Today, due to a combination of poaching, disease and habitat loss, the species is teetering on the brink of extinction, numbering about 30,000, according to a conservation group called Panthera.
In light of the shrinking population and in the spirit of awareness and conservation efforts around the globe, Sunday is World Lion Day.
“It is these beasts that shape our history and cultures worldwide,” the campaign posted on its Facebook page, noting that “on the plains of Africa and in the forests of India, the lions of flesh and blood are vanishing, leaving our world with only those of marble and bronze.”
In an article for National Geographic, conservationist and filmmaker Dereck Joubert wrote, “There have never been as few lions on the planet since 3.5 million years ago, when we think that lions evolved from the early saber-toothed cats.”
In 1950, there were about 400,000 lions across the continent of Africa.

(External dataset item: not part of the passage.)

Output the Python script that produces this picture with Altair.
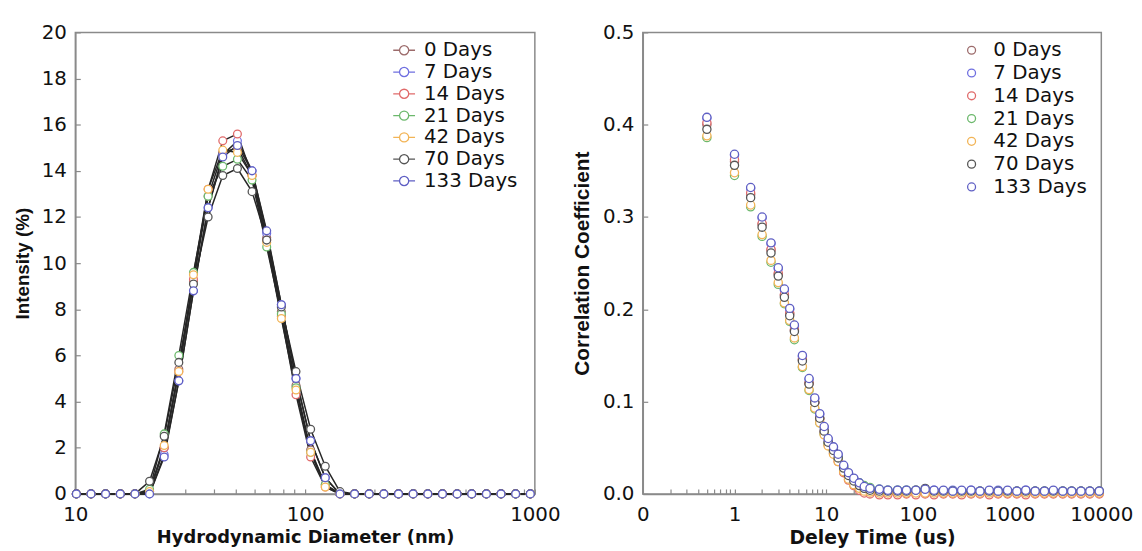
import altair as alt
import pandas as pd

series_names = ["0 Days", "7 Days", "14 Days", "21 Days", "42 Days", "70 Days", "133 Days"]
series_colors = ["#9c6b6b", "#6f6fe0", "#e06a6a", "#6cb86c", "#f2b456", "#555555", "#5f5fc4"]

# ---- Left panel: intensity size distribution ----
sizes = [10.1, 11.7, 13.54, 15.69, 18.17, 21.04, 24.36, 28.21, 32.67, 37.84, 43.82,
         50.75, 58.77, 68.06, 78.82, 91.28, 105.7, 122.4, 141.8, 164.2, 190.1, 220.2,
         255.0, 295.3, 342.0, 396.1, 458.7, 531.2, 615.1, 712.4, 825.0, 955.4]

int_0 = [0, 0, 0, 0, 0, 0.1, 2.0, 5.4, 9.2, 12.9, 14.8, 15.0, 13.8, 11.1, 7.9, 4.7, 1.9, 0.4, 0.0,
         0, 0, 0, 0, 0, 0, 0, 0, 0, 0, 0, 0, 0]
int_7 = [0, 0, 0, 0, 0, 0.0, 1.7, 4.9, 8.8, 12.4, 14.7, 15.3, 14.0, 11.3, 8.2, 5.0, 2.3, 0.7, 0.0,
         0, 0, 0, 0, 0, 0, 0, 0, 0, 0, 0, 0, 0]
int_14 = [0, 0, 0, 0, 0, 0.1, 2.0, 5.3, 9.3, 13.2, 15.3, 15.6, 13.8, 11.0, 7.7, 4.3, 1.6, 0.3, 0.0,
          0, 0, 0, 0, 0, 0, 0, 0, 0, 0, 0, 0, 0]
int_21 = [0, 0, 0, 0, 0, 0.2, 2.6, 6.0, 9.6, 12.9, 14.2, 14.5, 13.6, 10.7, 7.8, 4.6, 1.8, 0.4, 0.0,
          0, 0, 0, 0, 0, 0, 0, 0, 0, 0, 0, 0, 0]
int_42 = [0, 0, 0, 0, 0, 0.1, 2.1, 5.3, 9.5, 13.2, 14.9, 14.8, 13.8, 10.9, 7.6, 4.5, 1.8, 0.3, 0.0,
          0, 0, 0, 0, 0, 0, 0, 0, 0, 0, 0, 0, 0]
int_70 = [0, 0, 0, 0, 0, 0.55, 2.5, 5.7, 9.1, 12.0, 13.8, 14.1, 13.1, 11.0, 8.1, 5.3, 2.8, 1.2, 0.1,
          0, 0, 0, 0, 0, 0, 0, 0, 0, 0, 0, 0, 0]
int_133 = [0, 0, 0, 0, 0, 0.0, 1.6, 4.9, 8.8, 12.4, 14.6, 15.1, 14.0, 11.4, 8.2, 5.0, 2.3, 0.7, 0.0,
           0, 0, 0, 0, 0, 0, 0, 0, 0, 0, 0, 0, 0]
intensity = [int_0, int_7, int_14, int_21, int_42, int_70, int_133]

left_x_ticks = [10, 20, 30, 40, 50, 60, 70, 80, 90, 100, 200, 300, 400, 500, 600, 700, 800, 900, 1000]
left_x_labels = [10, 100, 1000]
left_y_ticks = [0, 2, 4, 6, 8, 10, 12, 14, 16, 18, 20]

# ---- Right panel: correlation function ----
tau = [0.5, 1, 1.5, 2, 2.5, 3, 3.5, 4, 4.5, 5.5, 6.5, 7.5, 8.5, 9.5, 10.5, 12, 13.5, 15.5, 17.5, 20,
       23, 26, 30, 38, 47, 60, 75, 95, 120, 150, 190, 240, 300, 380, 475, 600, 750, 950, 1200,
       1500, 1900, 2400, 3000, 3800, 4750, 6000, 7500, 9500]

corr_0 = [0.400, 0.360, 0.324, 0.292, 0.264, 0.238, 0.215, 0.195, 0.177, 0.145, 0.120, 0.099, 0.082,
          0.068, 0.056, 0.047, 0.038, 0.026, 0.018, 0.012, 0.007, 0.004,
          0.003, 0.002, 0.002, 0.002, 0.002, 0.002, 0.003, 0.002, 0.002, 0.002, 0.002, 0.002, 0.002,
          0.002, 0.002, 0.002, 0.002, 0.002, 0.002, 0.002, 0.002, 0.002, 0.002, 0.002, 0.002, 0.002]
corr_7 = [0.407, 0.367, 0.331, 0.299, 0.271, 0.244, 0.221, 0.200, 0.182, 0.149, 0.124, 0.103, 0.086,
          0.072, 0.059, 0.050, 0.042, 0.030, 0.022, 0.016, 0.011, 0.008,
          0.006, 0.005, 0.004, 0.004, 0.004, 0.003, 0.004, 0.004, 0.003, 0.004, 0.003, 0.004, 0.003,
          0.003, 0.004, 0.003, 0.003, 0.004, 0.003, 0.003, 0.003, 0.003, 0.003, 0.003, 0.003, 0.003]
corr_14 = [0.402, 0.362, 0.326, 0.293, 0.265, 0.239, 0.216, 0.196, 0.178, 0.146, 0.120, 0.099, 0.081,
           0.066, 0.053, 0.044, 0.035, 0.023, 0.015, 0.009, 0.004, 0.001,
           0.000, -0.001, -0.001, -0.001, 0.000, -0.001, 0.000, -0.001, 0.000, 0.000, -0.001, 0.000,
           0.000, -0.001, 0.000, 0.000, 0.000, -0.001, 0.000, 0.000, 0.000, 0.000, 0.000, 0.000, 0.000, 0.000]
corr_21 = [0.386, 0.345, 0.311, 0.279, 0.251, 0.227, 0.206, 0.187, 0.167, 0.137, 0.112, 0.092, 0.077,
           0.065, 0.054, 0.046, 0.039, 0.029, 0.022, 0.016, 0.012, 0.009,
           0.007, 0.005, 0.004, 0.004, 0.004, 0.004, 0.004, 0.003, 0.003, 0.003, 0.003, 0.003, 0.003,
           0.003, 0.003, 0.003, 0.003, 0.003, 0.003, 0.003, 0.003, 0.003, 0.003, 0.003, 0.003, 0.003]
corr_42 = [0.388, 0.348, 0.313, 0.281, 0.253, 0.229, 0.207, 0.188, 0.169, 0.138, 0.113, 0.093, 0.077,
           0.064, 0.052, 0.043, 0.035, 0.024, 0.016, 0.010, 0.006, 0.003,
           0.002, 0.001, 0.001, 0.001, 0.001, 0.001, 0.001, 0.001, 0.001, 0.001, 0.001, 0.001, 0.001,
           0.001, 0.001, 0.001, 0.001, 0.001, 0.001, 0.001, 0.001, 0.001, 0.001, 0.001, 0.001, 0.001]
corr_70 = [0.395, 0.356, 0.321, 0.289, 0.261, 0.236, 0.213, 0.193, 0.176, 0.144, 0.119, 0.099, 0.082,
           0.068, 0.056, 0.047, 0.039, 0.028, 0.020, 0.014, 0.009, 0.006,
           0.004, 0.003, 0.003, 0.003, 0.003, 0.004, 0.006, 0.003, 0.003, 0.003, 0.003, 0.003, 0.003,
           0.003, 0.003, 0.003, 0.003, 0.003, 0.003, 0.003, 0.003, 0.003, 0.003, 0.003, 0.003, 0.003]
corr_133 = [0.408, 0.368, 0.332, 0.300, 0.272, 0.245, 0.222, 0.201, 0.183, 0.150, 0.125, 0.104, 0.087,
            0.073, 0.060, 0.051, 0.043, 0.031, 0.023, 0.017, 0.012, 0.008,
            0.006, 0.005, 0.004, 0.004, 0.004, 0.004, 0.005, 0.004, 0.004, 0.003, 0.004, 0.004, 0.003,
            0.004, 0.003, 0.004, 0.003, 0.004, 0.003, 0.003, 0.004, 0.003, 0.003, 0.003, 0.003, 0.003]
correlation = [corr_0, corr_7, corr_14, corr_21, corr_42, corr_70, corr_133]

right_x_ticks = [0.1, 0.2, 0.3, 0.4, 0.5, 0.6, 0.7, 0.8, 0.9, 1, 2, 3, 4, 5, 6, 7, 8, 9, 10,
                 20, 30, 40, 50, 60, 70, 80, 90, 100, 200, 300, 400, 500, 600, 700, 800, 900, 1000,
                 2000, 3000, 4000, 5000, 6000, 7000, 8000, 9000, 10000]
right_x_labels = [0.1, 1, 10, 100, 1000, 10000]
right_y_ticks = [0.0, 0.1, 0.2, 0.3, 0.4, 0.5]

# ---- tables ----
left_df = pd.DataFrame(
    [{"series": n, "order": i, "size": s, "intensity": v}
     for i, (n, vals) in enumerate(zip(series_names, intensity))
     for s, v in zip(sizes, vals)]
)
right_df = pd.DataFrame(
    [{"series": n, "order": i, "tau": t, "corr": v}
     for i, (n, vals) in enumerate(zip(series_names, correlation))
     for t, v in zip(tau, vals)]
)

color_scale = alt.Scale(domain=series_names, range=series_colors)
inward = {"expr": "-5"}

# ---- left chart ----
lx = alt.X(
    "size:Q",
    scale=alt.Scale(type="log", domain=[10, 1000], nice=False),
    axis=alt.Axis(
        title="Hydrodynamic Diameter (nm)", values=left_x_ticks,
        labelExpr="indexof(%s, datum.value) >= 0 ? format(datum.value, 'd') : ''" % str(left_x_labels),
        labelFlush=False, labelOverlap=False, tickSize=inward, labelPadding=16, titlePadding=4,
    ),
)
ly = alt.Y(
    "intensity:Q",
    scale=alt.Scale(domain=[0, 20], nice=False),
    axis=alt.Axis(
        title="Intensity (%)", values=left_y_ticks, format="d", tickSize=inward,
        labelPadding=14, titlePadding=9, titleFont="Liberation Sans", titleFontSize=19,
    ),
)

left_lines = alt.Chart(left_df).mark_line(color="#262626", strokeWidth=1.5).encode(
    x=lx, y=ly, detail="series:N"
)
left_pts = alt.Chart(left_df).mark_point(
    shape="circle", filled=False, fill="white", size=62, strokeWidth=1.3, opacity=1
).encode(
    x=lx, y=ly,
    color=alt.Color(
        "series:N", scale=color_scale,
        legend=alt.Legend(
            title=None, orient="none", legendX=320, legendY=6,
            symbolType="M-1,0L-0.42,0M0.42,0L1,0M0.42,0A0.42,0.42,0,1,1,-0.42,0A0.42,0.42,0,1,1,0.42,0",
            symbolSize=484, symbolStrokeWidth=1.3, symbolFillColor="white", symbolOpacity=1,
            labelFont="DejaVu Sans", labelFontSize=20, labelColor="#111", labelOffset=8,
            rowPadding=0, padding=0,
        ),
    ),
    order=alt.Order("order:Q"),
)
left = alt.layer(left_lines, left_pts).properties(width=464, height=466)

# ---- right chart ----
rx = alt.X(
    "tau:Q",
    scale=alt.Scale(type="log", domain=[0.1, 10000], nice=False),
    axis=alt.Axis(
        title="Deley Time (us)", values=right_x_ticks,
        labelExpr="datum.value < 0.15 ? '0' : (indexof(%s, datum.value) >= 0 ? format(datum.value, 'd') : '')" % str(right_x_labels),
        labelFlush=False, labelOverlap=False, tickSize=inward, labelPadding=16, titlePadding=4,
        titleFontSize=19,
    ),
)
ry = alt.Y(
    "corr:Q",
    scale=alt.Scale(domain=[0, 0.5], nice=False),
    axis=alt.Axis(
        title="Correlation Coefficient", values=right_y_ticks, format=".1f", tickSize=inward,
        labelPadding=14, titlePadding=10, titleFont="Liberation Sans", titleFontSize=21,
    ),
)
right = alt.Chart(right_df).mark_point(
    shape="circle", filled=False, fill="white", size=68, strokeWidth=1.3, opacity=1
).encode(
    x=rx, y=ry,
    color=alt.Color(
        "series:N", scale=color_scale,
        legend=alt.Legend(
            title=None, orient="none", legendX=322, legendY=8,
            symbolType="circle", symbolSize=64, symbolStrokeWidth=1.3, symbolFillColor="white",
            symbolOpacity=1, labelFont="DejaVu Sans", labelFontSize=20, labelColor="#111",
            labelOffset=12, rowPadding=3, padding=0,
        ),
    ),
    order=alt.Order("order:Q"),
).properties(width=463, height=466)

chart = alt.hconcat(left, right, spacing=9).resolve_legend(color="independent").configure_axis(
    grid=False, domainColor="#8a8a8a", domainWidth=1.5, tickColor="#8a8a8a", tickWidth=1.2,
    labelFont="DejaVu Sans", labelFontSize=20, labelColor="#111",
    titleFont="DejaVu Sans", titleFontSize=18, titleFontWeight="bold", titleColor="#111",
).configure_view(stroke="#8a8a8a", strokeWidth=1.5).properties(
    padding={"left": 4, "top": 11, "right": 0, "bottom": 0}, background="white"
)

chart.save("out.html", embed_options={"renderer": "svg", "actions": False})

Less than two decades later, the species’ population dropped by nearly half to 250,000.
In West Africa, where there are about 400 lions, a study by a conservation group in January said action was needed if the lion is to avoid extinction.
In 1907, there were an estimated 13 lions left on the entire continent of Asia, according to the World Lion Day website. But conservation efforts in recent decades, including the banning of hunting lions in 1975, have replenished the population to more than 400 today.
“The lion is an enduring symbol across the nations and has fascinated man throughout the millennia,” World Lion Day posted. “To lose such a species would be to lose a significant part of our global heritage.”